Relationships are like houses. If it’s healthy, all of the windows and doors are wide open, a gently breeze is blowing through the corridors filling the rooms with sweet smells and warmth. Although all the doors and windows are open, neither person leaves. They stay because of CHOICE. An unhealthy relationship keeps all of the doors and windows boarded up and bolted shut with multiple deadlocks on each opening. No one is allowed to leave, not by choice, but rather suffocation and control.

Previously, I’ve been in and controlled relationships likes the boarded up house. However, with Zack, I realized that my relationship was the healthy, open house (that realization felt good). But my relationship with God, on the other hand, was a skewed version of both. My house with God had open windows and doors, but instead of a gentle breeze, I imagined hurricane winds howling and rushing through, wreaking havoc and destroying all in its path. I sat in the middle of the house clutching my most prized loves with white knuckles, gritting my teeth, and holding on for dear life.

A part of me lives in fear of God: in fear of what He’ll take away and what He may never give me; so, each time I am blessed by Him, I grab on without relent, motivated by the insecurities that breed in my heart.

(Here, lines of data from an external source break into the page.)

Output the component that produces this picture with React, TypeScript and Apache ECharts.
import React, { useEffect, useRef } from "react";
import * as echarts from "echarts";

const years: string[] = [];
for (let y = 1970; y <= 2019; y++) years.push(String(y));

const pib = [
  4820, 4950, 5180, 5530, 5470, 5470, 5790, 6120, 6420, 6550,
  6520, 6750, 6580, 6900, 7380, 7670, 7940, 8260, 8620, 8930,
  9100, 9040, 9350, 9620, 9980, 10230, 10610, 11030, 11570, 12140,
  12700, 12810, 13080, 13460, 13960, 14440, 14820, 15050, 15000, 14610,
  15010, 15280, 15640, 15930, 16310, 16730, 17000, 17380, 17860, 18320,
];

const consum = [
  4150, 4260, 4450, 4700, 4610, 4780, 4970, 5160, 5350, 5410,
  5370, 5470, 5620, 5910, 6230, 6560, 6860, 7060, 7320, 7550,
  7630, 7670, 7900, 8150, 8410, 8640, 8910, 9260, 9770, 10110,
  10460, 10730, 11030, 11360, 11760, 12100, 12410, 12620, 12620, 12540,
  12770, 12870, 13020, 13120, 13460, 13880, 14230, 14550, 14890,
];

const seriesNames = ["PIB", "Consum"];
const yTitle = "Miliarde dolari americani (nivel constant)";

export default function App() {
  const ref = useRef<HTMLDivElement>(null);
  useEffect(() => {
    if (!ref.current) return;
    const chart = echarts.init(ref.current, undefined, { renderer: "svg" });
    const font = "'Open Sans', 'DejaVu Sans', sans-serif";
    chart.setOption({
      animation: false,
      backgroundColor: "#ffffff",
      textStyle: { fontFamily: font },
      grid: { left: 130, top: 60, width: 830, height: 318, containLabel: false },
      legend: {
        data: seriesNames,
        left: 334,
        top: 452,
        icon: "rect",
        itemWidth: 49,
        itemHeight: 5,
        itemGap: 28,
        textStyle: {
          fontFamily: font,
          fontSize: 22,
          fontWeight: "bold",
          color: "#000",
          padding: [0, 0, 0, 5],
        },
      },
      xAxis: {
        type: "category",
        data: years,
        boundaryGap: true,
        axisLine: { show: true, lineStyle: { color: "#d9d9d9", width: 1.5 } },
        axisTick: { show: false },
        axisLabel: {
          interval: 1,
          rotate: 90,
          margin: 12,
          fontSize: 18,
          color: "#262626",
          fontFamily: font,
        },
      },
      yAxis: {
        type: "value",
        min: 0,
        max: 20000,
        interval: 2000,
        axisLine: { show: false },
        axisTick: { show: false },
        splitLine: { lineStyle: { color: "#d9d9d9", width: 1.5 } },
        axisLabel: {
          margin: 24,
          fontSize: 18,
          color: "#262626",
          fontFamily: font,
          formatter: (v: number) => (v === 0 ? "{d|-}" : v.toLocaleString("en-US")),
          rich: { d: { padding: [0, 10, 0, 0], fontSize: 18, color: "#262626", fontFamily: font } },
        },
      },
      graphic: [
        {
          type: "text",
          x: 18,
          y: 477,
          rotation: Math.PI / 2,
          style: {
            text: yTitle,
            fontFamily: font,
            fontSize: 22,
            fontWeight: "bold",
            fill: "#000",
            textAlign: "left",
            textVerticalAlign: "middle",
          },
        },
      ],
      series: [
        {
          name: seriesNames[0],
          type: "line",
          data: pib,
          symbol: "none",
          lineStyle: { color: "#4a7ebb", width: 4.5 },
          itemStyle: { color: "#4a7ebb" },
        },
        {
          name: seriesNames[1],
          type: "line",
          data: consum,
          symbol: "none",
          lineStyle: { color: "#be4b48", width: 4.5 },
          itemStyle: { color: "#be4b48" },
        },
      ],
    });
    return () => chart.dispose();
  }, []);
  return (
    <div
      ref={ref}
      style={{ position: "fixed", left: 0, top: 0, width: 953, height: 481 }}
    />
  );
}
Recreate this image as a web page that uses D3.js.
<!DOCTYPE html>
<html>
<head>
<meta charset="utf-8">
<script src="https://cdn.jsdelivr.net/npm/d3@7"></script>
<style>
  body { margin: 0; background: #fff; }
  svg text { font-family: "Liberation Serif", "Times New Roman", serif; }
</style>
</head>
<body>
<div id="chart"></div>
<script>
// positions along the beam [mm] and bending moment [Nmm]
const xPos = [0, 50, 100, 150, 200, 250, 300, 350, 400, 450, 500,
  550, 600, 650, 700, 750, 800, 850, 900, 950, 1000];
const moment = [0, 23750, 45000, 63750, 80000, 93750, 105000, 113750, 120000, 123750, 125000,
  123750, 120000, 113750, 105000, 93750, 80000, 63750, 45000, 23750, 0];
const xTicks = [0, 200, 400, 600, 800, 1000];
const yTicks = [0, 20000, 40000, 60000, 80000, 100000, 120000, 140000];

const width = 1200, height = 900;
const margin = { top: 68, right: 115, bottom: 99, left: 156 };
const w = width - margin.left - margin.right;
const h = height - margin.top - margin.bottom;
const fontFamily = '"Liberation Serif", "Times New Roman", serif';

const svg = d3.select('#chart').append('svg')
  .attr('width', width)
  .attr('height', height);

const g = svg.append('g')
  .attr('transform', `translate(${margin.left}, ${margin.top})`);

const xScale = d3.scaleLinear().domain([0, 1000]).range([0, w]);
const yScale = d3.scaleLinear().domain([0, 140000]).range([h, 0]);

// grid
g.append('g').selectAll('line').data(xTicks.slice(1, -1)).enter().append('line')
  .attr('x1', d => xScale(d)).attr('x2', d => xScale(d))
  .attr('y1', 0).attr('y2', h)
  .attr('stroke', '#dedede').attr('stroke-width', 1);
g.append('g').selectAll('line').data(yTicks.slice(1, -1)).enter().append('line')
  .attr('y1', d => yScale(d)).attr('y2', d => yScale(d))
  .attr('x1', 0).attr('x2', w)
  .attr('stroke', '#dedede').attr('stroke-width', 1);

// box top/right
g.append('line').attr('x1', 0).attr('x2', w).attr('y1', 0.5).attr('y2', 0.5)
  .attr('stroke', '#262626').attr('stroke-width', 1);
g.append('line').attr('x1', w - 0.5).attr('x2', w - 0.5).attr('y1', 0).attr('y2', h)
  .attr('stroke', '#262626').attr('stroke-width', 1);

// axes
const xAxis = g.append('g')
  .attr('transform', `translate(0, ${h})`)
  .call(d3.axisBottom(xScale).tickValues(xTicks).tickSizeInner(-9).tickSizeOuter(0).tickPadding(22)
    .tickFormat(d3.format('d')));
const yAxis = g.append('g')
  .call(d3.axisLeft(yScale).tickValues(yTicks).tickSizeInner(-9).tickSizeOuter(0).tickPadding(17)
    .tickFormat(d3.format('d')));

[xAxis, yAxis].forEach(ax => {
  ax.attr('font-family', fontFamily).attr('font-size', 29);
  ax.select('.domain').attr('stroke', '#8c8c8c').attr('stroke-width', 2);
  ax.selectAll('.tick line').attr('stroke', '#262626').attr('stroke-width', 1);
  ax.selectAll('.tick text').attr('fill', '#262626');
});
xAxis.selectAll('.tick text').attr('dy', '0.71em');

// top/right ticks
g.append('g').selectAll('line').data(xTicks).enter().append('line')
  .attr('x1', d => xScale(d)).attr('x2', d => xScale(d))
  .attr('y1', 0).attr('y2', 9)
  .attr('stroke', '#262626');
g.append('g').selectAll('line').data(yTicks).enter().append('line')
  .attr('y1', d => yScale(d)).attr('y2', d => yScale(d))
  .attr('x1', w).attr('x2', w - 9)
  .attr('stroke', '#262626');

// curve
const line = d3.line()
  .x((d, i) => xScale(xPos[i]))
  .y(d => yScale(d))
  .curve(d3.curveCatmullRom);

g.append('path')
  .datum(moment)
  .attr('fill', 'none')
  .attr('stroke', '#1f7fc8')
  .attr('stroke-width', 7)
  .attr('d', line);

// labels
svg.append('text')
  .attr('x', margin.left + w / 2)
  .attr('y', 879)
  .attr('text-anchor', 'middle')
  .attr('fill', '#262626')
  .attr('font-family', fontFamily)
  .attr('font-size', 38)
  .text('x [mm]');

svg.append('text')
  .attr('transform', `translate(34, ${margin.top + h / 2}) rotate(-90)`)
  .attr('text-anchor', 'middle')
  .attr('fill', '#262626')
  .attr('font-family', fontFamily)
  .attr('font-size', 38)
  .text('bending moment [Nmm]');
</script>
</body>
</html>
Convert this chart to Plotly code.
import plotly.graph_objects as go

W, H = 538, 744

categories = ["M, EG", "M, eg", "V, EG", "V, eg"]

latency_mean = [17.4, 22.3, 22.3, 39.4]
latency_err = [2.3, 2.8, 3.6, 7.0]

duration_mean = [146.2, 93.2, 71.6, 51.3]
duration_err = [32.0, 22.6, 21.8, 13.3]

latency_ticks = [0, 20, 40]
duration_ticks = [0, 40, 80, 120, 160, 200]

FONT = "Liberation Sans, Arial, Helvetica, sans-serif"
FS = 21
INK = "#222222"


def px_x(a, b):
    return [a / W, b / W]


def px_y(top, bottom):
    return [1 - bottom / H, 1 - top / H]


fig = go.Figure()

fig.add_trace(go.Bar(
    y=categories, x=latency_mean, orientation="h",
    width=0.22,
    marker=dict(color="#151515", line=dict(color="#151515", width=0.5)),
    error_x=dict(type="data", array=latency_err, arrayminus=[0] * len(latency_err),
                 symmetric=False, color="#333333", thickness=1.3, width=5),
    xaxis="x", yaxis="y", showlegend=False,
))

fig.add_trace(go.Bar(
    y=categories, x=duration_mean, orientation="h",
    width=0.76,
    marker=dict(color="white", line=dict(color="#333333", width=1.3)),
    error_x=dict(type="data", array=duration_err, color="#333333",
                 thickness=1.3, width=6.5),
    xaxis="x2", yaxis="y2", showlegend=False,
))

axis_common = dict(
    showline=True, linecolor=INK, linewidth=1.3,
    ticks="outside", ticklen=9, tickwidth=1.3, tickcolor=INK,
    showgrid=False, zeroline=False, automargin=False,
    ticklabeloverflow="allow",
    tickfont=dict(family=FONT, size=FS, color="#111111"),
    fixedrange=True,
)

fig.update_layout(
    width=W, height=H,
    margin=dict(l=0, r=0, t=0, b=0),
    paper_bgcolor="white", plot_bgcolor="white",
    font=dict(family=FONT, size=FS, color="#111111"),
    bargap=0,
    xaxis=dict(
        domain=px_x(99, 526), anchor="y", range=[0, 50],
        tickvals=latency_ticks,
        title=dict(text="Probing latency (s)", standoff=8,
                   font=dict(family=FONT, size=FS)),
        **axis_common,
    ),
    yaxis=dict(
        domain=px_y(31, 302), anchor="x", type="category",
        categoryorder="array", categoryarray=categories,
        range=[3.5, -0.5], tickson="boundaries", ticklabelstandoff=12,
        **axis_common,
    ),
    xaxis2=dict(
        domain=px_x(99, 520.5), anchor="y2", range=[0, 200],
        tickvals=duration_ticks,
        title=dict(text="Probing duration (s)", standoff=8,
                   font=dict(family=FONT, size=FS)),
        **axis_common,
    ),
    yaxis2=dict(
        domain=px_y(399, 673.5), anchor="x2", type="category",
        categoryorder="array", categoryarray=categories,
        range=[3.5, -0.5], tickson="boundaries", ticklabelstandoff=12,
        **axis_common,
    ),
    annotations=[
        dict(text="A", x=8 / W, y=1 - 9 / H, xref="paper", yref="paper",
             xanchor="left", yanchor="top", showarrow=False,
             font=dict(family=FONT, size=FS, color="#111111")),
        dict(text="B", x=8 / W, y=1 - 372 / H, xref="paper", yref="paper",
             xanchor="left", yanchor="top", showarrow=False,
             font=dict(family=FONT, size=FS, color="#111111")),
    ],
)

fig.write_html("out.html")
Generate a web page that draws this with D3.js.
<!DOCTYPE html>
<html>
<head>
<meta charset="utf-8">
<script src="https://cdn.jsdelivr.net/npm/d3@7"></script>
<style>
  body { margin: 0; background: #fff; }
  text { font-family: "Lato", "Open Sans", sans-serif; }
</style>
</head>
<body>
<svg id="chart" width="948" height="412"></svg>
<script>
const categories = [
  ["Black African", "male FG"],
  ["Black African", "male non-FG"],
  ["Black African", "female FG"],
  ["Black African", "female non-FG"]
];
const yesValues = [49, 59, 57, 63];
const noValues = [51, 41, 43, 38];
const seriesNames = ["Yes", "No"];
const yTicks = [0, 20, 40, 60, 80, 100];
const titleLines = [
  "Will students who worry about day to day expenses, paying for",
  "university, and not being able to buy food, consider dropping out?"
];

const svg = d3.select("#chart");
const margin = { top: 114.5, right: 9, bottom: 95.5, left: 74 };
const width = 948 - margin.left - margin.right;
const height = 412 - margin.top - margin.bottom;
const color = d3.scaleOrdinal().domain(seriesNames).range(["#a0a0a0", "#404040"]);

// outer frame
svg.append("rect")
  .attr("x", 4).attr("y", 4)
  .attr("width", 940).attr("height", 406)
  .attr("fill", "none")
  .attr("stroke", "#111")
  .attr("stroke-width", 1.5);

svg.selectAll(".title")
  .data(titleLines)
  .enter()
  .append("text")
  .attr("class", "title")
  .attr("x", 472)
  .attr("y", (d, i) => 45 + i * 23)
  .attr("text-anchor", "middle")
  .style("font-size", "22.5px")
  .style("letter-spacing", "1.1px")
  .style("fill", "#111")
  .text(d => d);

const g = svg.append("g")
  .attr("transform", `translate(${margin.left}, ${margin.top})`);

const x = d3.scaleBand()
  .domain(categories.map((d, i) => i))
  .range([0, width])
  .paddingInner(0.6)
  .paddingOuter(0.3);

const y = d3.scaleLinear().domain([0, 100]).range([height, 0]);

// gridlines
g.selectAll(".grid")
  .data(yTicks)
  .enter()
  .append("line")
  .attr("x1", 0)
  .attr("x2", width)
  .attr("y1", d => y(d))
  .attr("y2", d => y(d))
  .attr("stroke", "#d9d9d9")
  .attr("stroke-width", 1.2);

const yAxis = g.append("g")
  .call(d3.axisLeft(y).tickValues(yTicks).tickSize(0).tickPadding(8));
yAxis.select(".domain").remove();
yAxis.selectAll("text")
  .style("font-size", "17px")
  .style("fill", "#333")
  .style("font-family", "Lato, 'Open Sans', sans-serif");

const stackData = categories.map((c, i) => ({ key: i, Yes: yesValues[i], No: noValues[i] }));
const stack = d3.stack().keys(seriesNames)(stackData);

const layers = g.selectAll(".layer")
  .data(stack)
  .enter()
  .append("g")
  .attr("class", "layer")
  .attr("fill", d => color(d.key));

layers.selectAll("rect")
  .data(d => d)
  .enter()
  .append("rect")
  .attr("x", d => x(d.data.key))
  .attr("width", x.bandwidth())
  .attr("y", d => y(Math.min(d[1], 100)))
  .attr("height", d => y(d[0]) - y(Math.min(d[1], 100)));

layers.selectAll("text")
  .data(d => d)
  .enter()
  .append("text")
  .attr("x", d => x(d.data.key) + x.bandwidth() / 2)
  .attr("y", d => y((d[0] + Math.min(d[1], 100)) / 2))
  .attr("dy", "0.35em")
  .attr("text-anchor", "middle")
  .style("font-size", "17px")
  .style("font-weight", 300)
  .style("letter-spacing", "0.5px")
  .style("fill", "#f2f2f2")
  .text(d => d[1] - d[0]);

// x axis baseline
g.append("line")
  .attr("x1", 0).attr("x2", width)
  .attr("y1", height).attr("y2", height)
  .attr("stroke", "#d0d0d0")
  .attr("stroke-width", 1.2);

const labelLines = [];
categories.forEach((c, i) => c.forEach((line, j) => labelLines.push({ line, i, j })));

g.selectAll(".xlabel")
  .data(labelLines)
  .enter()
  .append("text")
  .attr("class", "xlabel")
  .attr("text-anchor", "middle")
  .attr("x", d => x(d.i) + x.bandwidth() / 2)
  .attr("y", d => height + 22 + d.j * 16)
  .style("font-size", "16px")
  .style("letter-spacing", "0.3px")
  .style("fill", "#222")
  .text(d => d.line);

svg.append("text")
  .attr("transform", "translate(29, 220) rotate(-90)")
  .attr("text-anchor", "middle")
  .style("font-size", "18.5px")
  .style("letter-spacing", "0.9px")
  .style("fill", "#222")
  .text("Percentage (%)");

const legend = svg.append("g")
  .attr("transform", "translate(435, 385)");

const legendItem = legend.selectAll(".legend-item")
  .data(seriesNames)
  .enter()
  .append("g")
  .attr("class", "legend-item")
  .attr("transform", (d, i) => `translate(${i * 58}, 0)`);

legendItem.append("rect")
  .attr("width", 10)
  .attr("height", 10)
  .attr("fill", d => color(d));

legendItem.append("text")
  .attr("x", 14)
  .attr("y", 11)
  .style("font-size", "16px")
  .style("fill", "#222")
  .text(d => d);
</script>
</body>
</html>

When I came to terms with this realization, I understood why God was beginning to teach me the concept of yes. He wants my yes more than anything – a free yes with open arms and hands. Not a yes with a trembling voice and taking what He’s asked of me from each gnarled finger. I’m learning slowly to trust. To believe the truth that God is not out to hurt me or bring me heartache, but rather to love me fully without hindrance. He is a gentle God; it is we who make His will seem harsh and difficult by resisting.

Ask yourself: how do you visualize your relationship with God? How do you see Him as a being? Is He an evil dictator out for your demise or a loving Father who wants nothing more than to hold you and embrace you with freedom? Where is your trust? What are you holding on to with grim death?

There is FREEDOM in letting go for God’s will is the safest place to be.